What is required:
Write the data out again exactly, with no pictures.
==========
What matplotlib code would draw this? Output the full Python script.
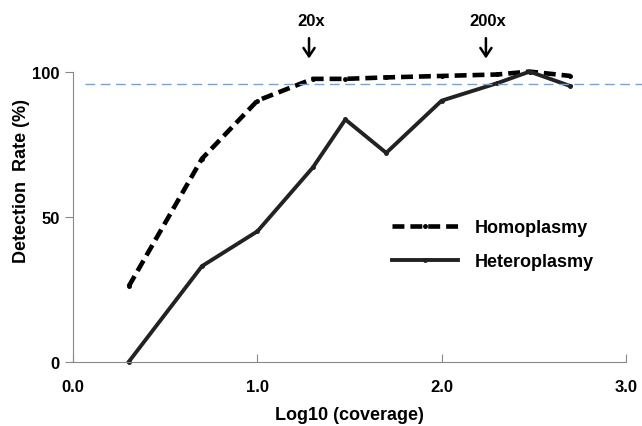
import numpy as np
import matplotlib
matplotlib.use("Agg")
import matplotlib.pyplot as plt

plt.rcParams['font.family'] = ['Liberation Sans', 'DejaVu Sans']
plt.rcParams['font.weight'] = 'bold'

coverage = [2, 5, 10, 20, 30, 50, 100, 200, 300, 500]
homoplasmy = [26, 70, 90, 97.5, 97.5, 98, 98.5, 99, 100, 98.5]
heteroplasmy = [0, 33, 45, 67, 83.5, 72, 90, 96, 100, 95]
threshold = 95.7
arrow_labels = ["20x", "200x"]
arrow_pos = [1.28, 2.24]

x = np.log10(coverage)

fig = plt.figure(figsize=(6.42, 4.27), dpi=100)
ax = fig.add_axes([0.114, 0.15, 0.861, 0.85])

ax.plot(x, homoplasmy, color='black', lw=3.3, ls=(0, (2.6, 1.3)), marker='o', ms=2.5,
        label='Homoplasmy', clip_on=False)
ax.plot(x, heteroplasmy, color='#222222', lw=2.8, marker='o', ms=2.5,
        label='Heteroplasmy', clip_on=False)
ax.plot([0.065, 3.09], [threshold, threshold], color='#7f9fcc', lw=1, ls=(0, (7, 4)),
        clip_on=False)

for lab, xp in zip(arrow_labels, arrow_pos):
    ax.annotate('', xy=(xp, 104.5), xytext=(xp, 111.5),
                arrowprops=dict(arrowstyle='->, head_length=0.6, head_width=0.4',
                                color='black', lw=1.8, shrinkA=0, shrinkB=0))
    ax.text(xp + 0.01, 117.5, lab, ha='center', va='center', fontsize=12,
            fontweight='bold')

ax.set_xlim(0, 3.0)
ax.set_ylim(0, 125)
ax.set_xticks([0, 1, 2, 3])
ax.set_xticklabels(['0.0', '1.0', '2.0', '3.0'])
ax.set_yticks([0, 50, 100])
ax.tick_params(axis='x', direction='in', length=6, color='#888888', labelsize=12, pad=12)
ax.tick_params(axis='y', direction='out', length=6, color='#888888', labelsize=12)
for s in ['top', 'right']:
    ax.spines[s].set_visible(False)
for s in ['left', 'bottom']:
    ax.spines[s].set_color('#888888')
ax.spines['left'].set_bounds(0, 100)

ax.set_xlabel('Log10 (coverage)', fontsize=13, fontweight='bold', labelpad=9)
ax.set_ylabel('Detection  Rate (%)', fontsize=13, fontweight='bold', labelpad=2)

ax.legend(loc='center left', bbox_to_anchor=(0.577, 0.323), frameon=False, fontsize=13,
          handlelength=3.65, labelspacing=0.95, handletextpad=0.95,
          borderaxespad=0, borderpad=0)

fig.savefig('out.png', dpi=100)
==========
Correct output:
What matplotlib code would draw this? Output the full Python script.
import numpy as np
import matplotlib
matplotlib.use("Agg")
import matplotlib.pyplot as plt

plt.rcParams['font.family'] = ['Liberation Sans', 'DejaVu Sans']
plt.rcParams['font.weight'] = 'bold'

coverage = [2, 5, 10, 20, 30, 50, 100, 200, 300, 500]
homoplasmy = [26, 70, 90, 97.5, 97.5, 98, 98.5, 99, 100, 98.5]
heteroplasmy = [0, 33, 45, 67, 83.5, 72, 90, 96, 100, 95]
threshold = 95.7
arrow_labels = ["20x", "200x"]
arrow_pos = [1.28, 2.24]

x = np.log10(coverage)

fig = plt.figure(figsize=(6.42, 4.27), dpi=100)
ax = fig.add_axes([0.114, 0.15, 0.861, 0.85])

ax.plot(x, homoplasmy, color='black', lw=3.3, ls=(0, (2.6, 1.3)), marker='o', ms=2.5,
        label='Homoplasmy', clip_on=False)
ax.plot(x, heteroplasmy, color='#222222', lw=2.8, marker='o', ms=2.5,
        label='Heteroplasmy', clip_on=False)
ax.plot([0.065, 3.09], [threshold, threshold], color='#7f9fcc', lw=1, ls=(0, (7, 4)),
        clip_on=False)

for lab, xp in zip(arrow_labels, arrow_pos):
    ax.annotate('', xy=(xp, 104.5), xytext=(xp, 111.5),
                arrowprops=dict(arrowstyle='->, head_length=0.6, head_width=0.4',
                                color='black', lw=1.8, shrinkA=0, shrinkB=0))
    ax.text(xp + 0.01, 117.5, lab, ha='center', va='center', fontsize=12,
            fontweight='bold')

ax.set_xlim(0, 3.0)
ax.set_ylim(0, 125)
ax.set_xticks([0, 1, 2, 3])
ax.set_xticklabels(['0.0', '1.0', '2.0', '3.0'])
ax.set_yticks([0, 50, 100])
ax.tick_params(axis='x', direction='in', length=6, color='#888888', labelsize=12, pad=12)
ax.tick_params(axis='y', direction='out', length=6, color='#888888', labelsize=12)
for s in ['top', 'right']:
    ax.spines[s].set_visible(False)
for s in ['left', 'bottom']:
    ax.spines[s].set_color('#888888')
ax.spines['left'].set_bounds(0, 100)

ax.set_xlabel('Log10 (coverage)', fontsize=13, fontweight='bold', labelpad=9)
ax.set_ylabel('Detection  Rate (%)', fontsize=13, fontweight='bold', labelpad=2)

ax.legend(loc='center left', bbox_to_anchor=(0.577, 0.323), frameon=False, fontsize=13,
          handlelength=3.65, labelspacing=0.95, handletextpad=0.95,
          borderaxespad=0, borderpad=0)

fig.savefig('out.png', dpi=100)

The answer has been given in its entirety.